Türbenin önünde, kubbesi kalem işleri ile bezeli üç bölümlü bir revak bulunmaktadır. Üç bölümlü revakın her üç cephesinde dörder sütun, üçer kemerle dışa açılmıştır. Bunlardan ön cephenin yanlarında basık yuvarlak, ortada ise diğerlerine göre çok daha geniş ve yüksek kemerlere yer verilmiştir. Ortada kubbe, yanlarda tonoz ile örtülü olan girişten sonra iki renkli taşlardan meydana gelmiş yuvarlak kemerli, kilit taşında stilize istiridye kabuğu motifi ile türbe girişinin görkemli bir görünümü vardır. Bunun üzerinde de Mülk suresinin 1 ve 2. ayetleri yazılıdır. Türbenin içerisi 10.20 m. çapında daire planlıdır. On ikigen planlı türbenin köşelerine birer sütun yerleştirilmiştir. Türbenin avlu geçişi ile ana yapıyı birbirine bağlayan barok üslupta, yuvarlak kemerli ve demir şebekeli pencereleri olan avlu duvarı üzerine de talik yazı ile bir kitabe konulmuştur.
Kitabe:
Eday-ı Hakk-ı şükr-i nan-ü nimet eyleyip alem
Duay-ı devlet ü ikbalidir evrad ezkarı
Bisrr-ı ism-i Halid Valide Sultan ile ya Rab
Muhalled eyle ömr ü devlet Şah-ı Cihandarı
Zihi tarih-i Vehbi feyz-i ruh-ı Çar yar ile
İmaret buldu me’va Ebû Ensari
1209 (1794).
Türbe altlı üstlü yuvarlak kemerli, her kenarda birer tane olmak üzere pencerelerle aydınlatılmıştır. Türbenin içerisi bezeme olarak zengin değildir. Ancak kubbe XVIII.-XIX. yüzyıl kalem işleri ile süslenmiştir. İçeriden alt pencereler ile giriş kapısı üzerinde Hattat Mahmud Celaleddin Efendi’nin iki satır halinde yazmış olduğu bir ayet kuşağı çepeçevre dolaşmaktadır. Türbenin köşelerine de yine aynı hattatın eseri olan Esma-ül Hüsna’dan İsm-i Celâl, İsm-i Nebi ve dört halife ile Hasan Hüseyin’in isimleri yazılmıştır. Türbe içerisindeki sultanın sandukasının etrafı sedef kakmalı bir şebeke ile çevrilmiştir.

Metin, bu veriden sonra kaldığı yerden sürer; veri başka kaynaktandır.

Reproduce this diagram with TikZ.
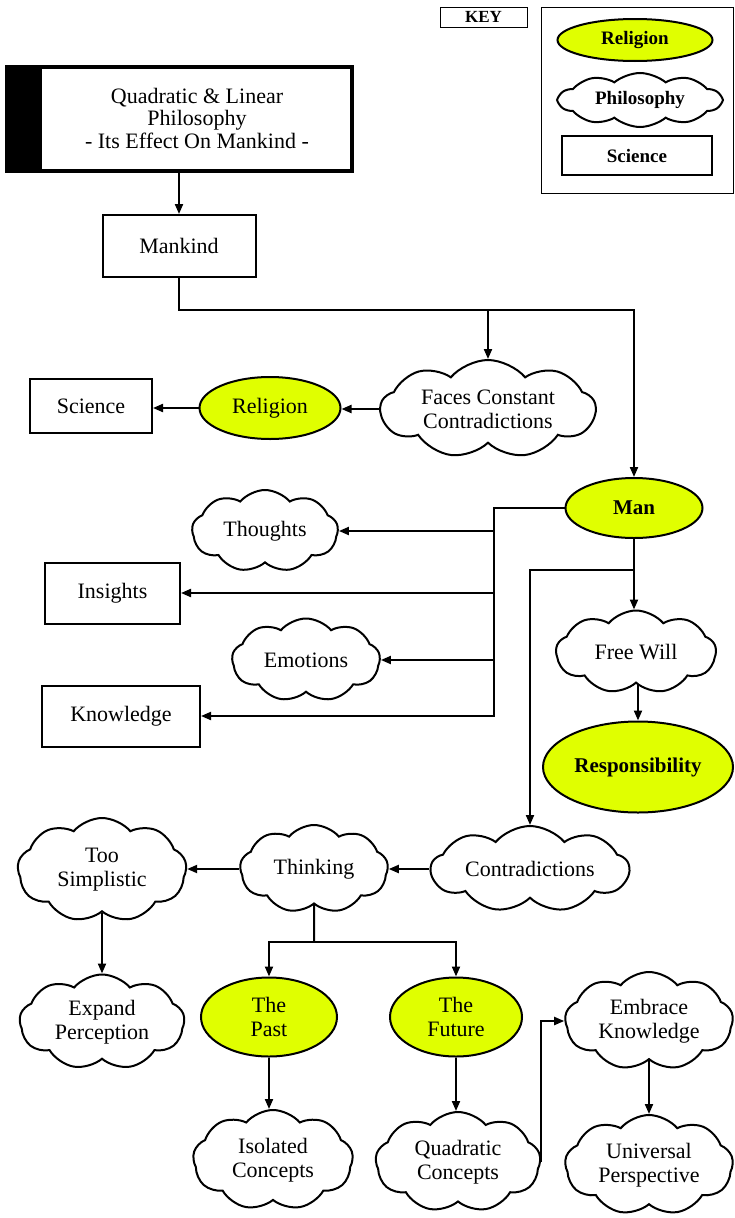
\documentclass[tikz,border=0pt]{standalone}
\usepackage{fontspec}
\setmainfont{Liberation Serif}
\usetikzlibrary{shapes.geometric,shapes.symbols,arrows.meta}
\definecolor{relyellow}{RGB}{224,255,0}
\begin{document}
\begin{tikzpicture}[x=1pt,y=-1pt,
  every node/.style={font=\fontsize{22}{24}\selectfont, align=center},
  fb/.style={font=\fontsize{21}{24}\selectfont\bfseries},
  fk/.style={font=\fontsize{19}{22}\selectfont\bfseries},
  sz/.style 2 args={minimum width=#1pt, minimum height=#2pt},
  box/.style={draw, line width=2pt, rectangle, inner sep=0pt},
  rel/.style={ellipse, draw, line width=2pt, fill=relyellow, inner sep=0pt},
  phil/.style={cloud, cloud puffs=9, cloud puff arc=100, cloud ignores aspect, draw, line width=2pt, inner sep=0pt},
  arr/.style={-{Triangle[length=10pt,width=8pt]}, line width=2pt},
  con/.style={line width=2pt}]
\useasboundingbox (0,0) rectangle (734,1218);

% Key
\node[box, line width=1pt, sz={87}{20}, font=\fontsize{17}{18}\selectfont\bfseries] (keylabel) at (483.5,17) {KEY};
\node[draw, line width=1pt, sz={192}{186}] (keyframe) at (637,100) {};
\node[rel, fk, sz={155}{42}] (keyrel) at (635,40) {Religion};
\node[phil, fk, cloud puffs=10, cloud puff arc=80, sz={162}{54}] (keyphil) at (640,100) {Philosophy};
\node[box, fk, sz={150}{39}] (keysci) at (637,155.5) {Science};

% Title
\node[box, line width=4pt, sz={345}{104}] (title) at (179,119) {};
\coordinate (bandx) at (42,0);
\fill (title.north west) rectangle (title.south west -| bandx);
\node[font=\fontsize{22}{22.5}\selectfont] (titletext) at (197,118) {Quadratic \& Linear\\Philosophy\\- Its Effect On Mankind -};

\node[box, sz={153}{62}] (mankind) at (179,246) {Mankind};

% Upper row
\node[phil, sz={215}{98}] (faces) at (488,409) {Faces Constant\\Contradictions};
\node[rel, sz={141}{62}] (religion) at (270,408) {Religion};
\node[box, sz={122}{54}] (science) at (91,406) {Science};

% Man branch
\node[rel, fb, sz={137}{60}] (man) at (634,508) {Man};
\node[phil, sz={146}{82}] (thoughts) at (265,531) {Thoughts};
\node[box, sz={135}{61}] (insights) at (112.5,593) {Insights};
\node[phil, sz={148}{83}] (emotions) at (306,660) {Emotions};
\node[box, sz={158}{61}] (knowledge) at (121,716) {Knowledge};
\node[phil, sz={160}{83}] (freewill) at (636,652) {Free Will};
\node[rel, fb, sz={190}{91}] (resp) at (638,767) {Responsibility};

% Lower part
\node[phil, sz={198}{86}] (contra) at (530,869) {Contradictions};
\node[phil, sz={148}{88}] (thinking) at (314,869) {Thinking};
\node[phil, sz={169}{104}] (toosimp) at (102,870) {Too\\Simplistic};
\node[phil, sz={165}{95}] (expand) at (102,1022) {Expand\\Perception};
\node[rel, sz={136}{79}] (past) at (269,1017) {The\\Past};
\node[rel, sz={132}{79}] (future) at (456,1017) {The\\Future};
\node[phil, sz={168}{98}] (embrace) at (649,1021) {Embrace\\Knowledge};
\node[phil, sz={160}{100}] (isolated) at (273,1160) {Isolated\\Concepts};
\node[phil, sz={165}{100}] (quad) at (458,1162) {Quadratic\\Concepts};
\node[phil, sz={168}{100}] (universal) at (649,1165) {Universal\\Perspective};

% Connectors
\draw[arr] (title.south) -- (mankind.north);
\coordinate (j1) at (179,310);
\draw[arr] (mankind.south) -- (j1) -| (man.north);
\draw[arr] (faces.north |- j1) -- (faces.north);
\draw[arr] (faces.west) -- (faces.west -| religion.east);
\draw[arr] (religion.west) -- (religion.west -| science.east);

\coordinate (bus) at (494,0);
\draw[arr] (man.west) -| (bus |- knowledge.east) -- (knowledge.east);
\draw[arr] (bus |- thoughts.east) -- (thoughts.east);
\draw[arr] (bus |- insights.east) -- (insights.east);
\draw[arr] (bus |- emotions.east) -- (emotions.east);

\draw[arr] (man.south) -- (man.south |- freewill.north);
\coordinate (j2) at (634,570);
\draw[arr] (j2) -| (contra.north);
\draw[arr] (freewill.south -| resp.north) -- (resp.north);

\draw[arr] (contra.west) -- (contra.west -| thinking.east);
\draw[arr] (thinking.west) -- (thinking.west -| toosimp.east);
\draw[arr] (toosimp.south) -- (toosimp.south |- expand.north);
\coordinate (j3) at (314,942);
\draw[con] (thinking.south) -- (j3);
\draw[arr] (j3) -| (past.north);
\draw[arr] (j3) -| (future.north);
\draw[arr] (past.south) -- (past.south |- isolated.north);
\draw[arr] (future.south) -- (future.south |- quad.north);
\draw[arr] (quad.east) |- (embrace.west);
\draw[arr] (embrace.south) -- (embrace.south |- universal.north);
\end{tikzpicture}
\end{document}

Türbe içerisinde beş sanduka bulunmaktadır. Bunlar Mihrişah Valide Sultan, Sultan III. Mustafa’nın Adilşah Sultan’dan doğan kızı olan ve Hotin Muhafızı Esseyyid Ahmed Paşa’nın eşi Hatice Sultan (1822), Sultan III. Mustafa’nın Adilşah Sultan’dan doğan kızı ve Silahtar Mustafa Paşa’nın eşi Beyhan Sultan’a (1824), Sultan III. Selim’in dördüncü kadını Refet Kadın’a (1867) ve Sultan Abdülmecid’in (1839–1861) dördüncü kadını Rahime Sultan’a aittir. Türbenin haziresinde de devrin tanınmış kişilerine ait mezarlar bulunmaktadır.
Türbenin içerisinde bulunduğu avlunun doğu cephesinde türbedar odalarına yer verilmiştir. Bu odaların önünde de sekiz kemerli, kubbeli bir revak kısmı vardır. Bu bölümün başlangıcında ve anıtsal avlu giriş kapısı sonunda kitabesiz bir çeşme bulunmaktadır. Türbenin bir ve ikinci avluları arasındaki bağlantı küçük bir kapı ile sağlanmıştır.